TASK DESCRIPTION.
Leaving the pictures out, print the lines from the first line of the listing through the line containing "plt.rcParams['font.family'] = ['Liberation", exactly as they read, and no others.

==== SUPPLIED INFORMATION

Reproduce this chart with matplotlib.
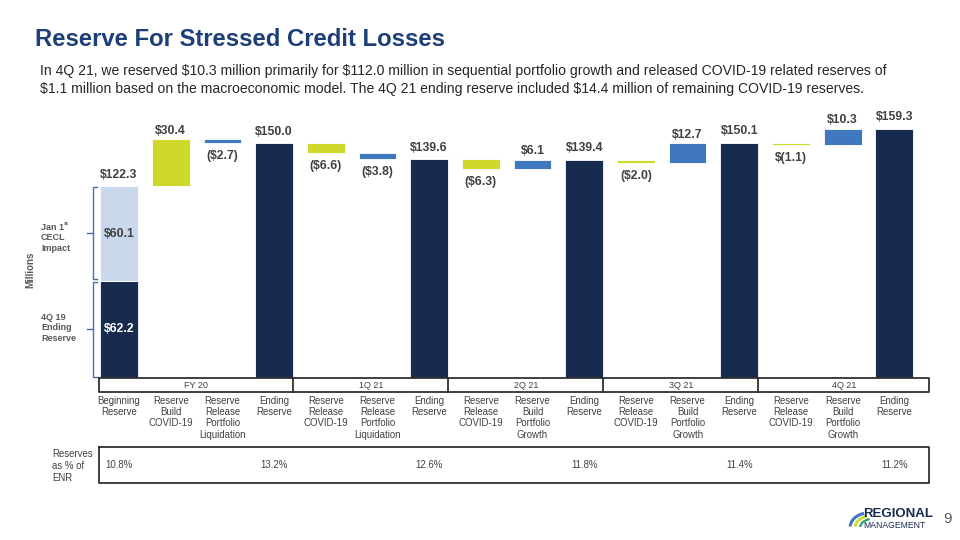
import matplotlib.pyplot as plt
from matplotlib.patches import Arc

plt.rcParams['text.parse_math'] = False
plt.rcParams['font.family'] = ['Liberation Sans', 'DejaVu Sans']

# data
categories = ["Beginning\nReserve", "Reserve\nBuild\nCOVID-19", "Reserve\nRelease\nPortfolio\nLiquidation",
              "Ending\nReserve", "Reserve\nRelease\nCOVID-19", "Reserve\nRelease\nPortfolio\nLiquidation",
              "Ending\nReserve", "Reserve\nRelease\nCOVID-19", "Reserve\nBuild\nPortfolio\nGrowth",
              "Ending\nReserve", "Reserve\nRelease\nCOVID-19", "Reserve\nBuild\nPortfolio\nGrowth",
              "Ending\nReserve", "Reserve\nRelease\nCOVID-19", "Reserve\nBuild\nPortfolio\nGrowth",
              "Ending\nReserve"]
kinds = ["begin", "covid", "port", "end", "covid", "port", "end", "covid", "port", "end",
         "covid", "port", "end", "covid", "port", "end"]
values = [122.3, 30.4, -2.7, 150.0, -6.6, -3.8, 139.6, -6.3, 6.1, 139.4,
          -2.0, 12.7, 150.1, -1.1, 10.3, 159.3]
labels = ["$122.3", "$30.4", "($2.7)", "$150.0", "($6.6)", "($3.8)", "$139.6", "($6.3)", "$6.1",
          "$139.4", "($2.0)", "$12.7", "$150.1", "$(1.1)", "$10.3", "$159.3"]
begin_parts = [62.2, 60.1]
begin_labels = ["$62.2", "$60.1"]
groups = ["FY 20", "1Q 21", "2Q 21", "3Q 21", "4Q 21"]
group_last = [3, 6, 9, 12, 15]
pct_cols = [0, 3, 6, 9, 12, 15]
pct_labels = ["10.8%", "13.2%", "12.6%", "11.8%", "11.4%", "11.2%"]

navy = '#172b4f'
light = '#c9d8ec'
lime = '#cfd92b'
blue = '#3f78be'
txt = '#404040'
colors = {"covid": lime, "port": blue, "end": navy}

W, H = 960, 540
fig = plt.figure(figsize=(9.6, 5.4), dpi=100)


def fx(px):
    return px / W


def fy(py):
    return 1 - py / H


x0, x1 = -0.387, 15.67
ax = fig.add_axes([fx(99), fy(378), fx(929) - fx(99), fy(110) - fy(378)])
ax.set_xlim(x0, x1)
ax.set_ylim(0, 268 / 1.566)
ax.axis('off')

bw = 0.73
fs = 8.8
level = 0
for i, (k, v, lab) in enumerate(zip(kinds, values, labels)):
    if k == "begin":
        ax.bar(i, begin_parts[0], bw, color=navy, edgecolor='white', lw=0.6)
        ax.bar(i, begin_parts[1], bw, bottom=begin_parts[0], color=light, edgecolor='white', lw=0.6)
        ax.text(i, begin_parts[0] / 2, begin_labels[0], ha='center', va='center', color='white',
                fontsize=fs, fontweight='bold')
        ax.text(i, begin_parts[0] + begin_parts[1] / 2, begin_labels[1], ha='center', va='center',
                color=txt, fontsize=fs, fontweight='bold')
        level = v
        ax.text(i, v + 3.5, lab, ha='center', va='bottom', color=txt, fontsize=fs, fontweight='bold')
    elif k == "end":
        ax.bar(i, v, bw, color=navy, edgecolor='white', lw=0.6)
        level = v
        ax.text(i, v + 3.5, lab, ha='center', va='bottom', color=txt, fontsize=fs, fontweight='bold')
    else:
        bottom = min(level, level + v)
        ax.bar(i, abs(v), bw, bottom=bottom, color=colors[k], edgecolor='white', lw=0.6)
        if v > 0:
            ax.text(i, level + v + 1.5, lab, ha='center', va='bottom', color=txt, fontsize=fs, fontweight='bold')
        else:
            ax.text(i, level + v - 4.5, lab, ha='center', va='top', color=txt, fontsize=fs, fontweight='bold')
        level = level + v

# braces on the left
bc = '#4a6fa5'
for lo, hi in [(0.8, begin_parts[0] - 0.8), (begin_parts[0] + 0.8, values[0] - 0.5)]:
    xb = -0.51
    ax.plot([xb + 0.09, xb, xb, xb + 0.09], [lo, lo, hi, hi], color=bc, lw=1, clip_on=False)
    ax.plot([xb, xb - 0.1], [(lo + hi) / 2] * 2, color=bc, lw=1, clip_on=False)

fig.text(fx(41), fy(227), "Jan 1", fontsize=6.5, fontweight='bold', color='#595959', va='center')
fig.text(fx(64), fy(224), "st", fontsize=4, fontweight='bold', color='#595959', va='center')
fig.text(fx(41), fy(243), "CECL\nImpact", fontsize=6.5, fontweight='bold', color='#595959',
         va='center', linespacing=1.25)
fig.text(fx(41), fy(328), "4Q 19\nEnding\nReserve", fontsize=6.5, fontweight='bold', color='#595959',
         va='center', linespacing=1.25)
fig.text(fx(30), fy(270), "Millions", fontsize=7, fontweight='bold', color='#595959',
         rotation=90, ha='center', va='center')

# table
tab = fig.add_axes([fx(99), fy(500), fx(929) - fx(99), fy(378) - fy(500)])
tab.set_xlim(x0, x1)
tab.set_ylim(500, 378)
tab.axis('off')
lc = '#303030'
tab.plot([x0, x1, x1, x0, x0], [378.5, 378.5, 392, 392, 378.5], color=lc, lw=1.3, clip_on=False)
start = x0
for g, last in zip(groups, group_last):
    end = x1 if last == 15 else last + 0.37
    if last != 15:
        tab.plot([end, end], [378.5, 392], color=lc, lw=1.3, clip_on=False)
    tab.text((start + end) / 2, 385.5, g, ha='center', va='center', fontsize=6.5, color=txt)
    start = end
for i, c in enumerate(categories):
    tab.text(i, 396, c, ha='center', va='top', fontsize=6.9, color=txt, linespacing=1.15)

tab.plot([x0, x1, x1, x0, x0], [447, 447, 483, 483, 447], color=lc, lw=1.3, clip_on=False)
for c, p in zip(pct_cols, pct_labels):
    tab.text(c, 465, p, ha='center', va='center', fontsize=6.9, color=txt)
fig.text(fx(52), fy(466), "Reserves\nas % of\nENR", fontsize=6.9, color=txt, va='center', linespacing=1.3)

# title and subtitle
fig.text(fx(35), fy(40), "Reserve For Stressed Credit Losses", fontsize=17.2, fontweight='bold',
         color='#1d3e78', va='center')
fig.text(fx(40), fy(80),
         "In 4Q 21, we reserved $10.3 million primarily for $112.0 million in sequential portfolio growth "
         "and released COVID-19 related reserves of\n$1.1 million based on the macroeconomic model. "
         "The 4Q 21 ending reserve included $14.4 million of remaining COVID-19 reserves.",
         fontsize=10.1, color='#262626', va='center', linespacing=1.3)

# logo and page number
lg = fig.add_axes([fx(842), fy(532), fx(942) - fx(842), fy(505) - fy(532)])
lg.set_xlim(0, 100)
lg.set_ylim(0, 27)
lg.axis('off')
lg.add_patch(Arc((26, 4), 36, 30, theta1=105, theta2=175, color='#3f78be', lw=2.2))
lg.add_patch(Arc((28, 4), 30, 24, theta1=105, theta2=175, color='#cfd92b', lw=2))
lg.add_patch(Arc((30, 4), 24, 18, theta1=105, theta2=175, color='#17a35a', lw=1.5))
lg.text(21, 18, "REGIONAL", fontsize=9.5, fontweight='bold', color=navy, va='center')
lg.text(21, 7, "MANAGEMENT", fontsize=6.2, color=navy, va='center')
fig.text(fx(948), fy(519), "9", fontsize=11, color='#595959', va='center', ha='center')

fig.savefig('out.png', dpi=100)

========

RESPONSE.
Reproduce this chart with matplotlib.
import matplotlib.pyplot as plt
from matplotlib.patches import Arc

plt.rcParams['text.parse_math'] = False
plt.rcParams['font.family'] = ['Liberation Sans', 'DejaVu Sans']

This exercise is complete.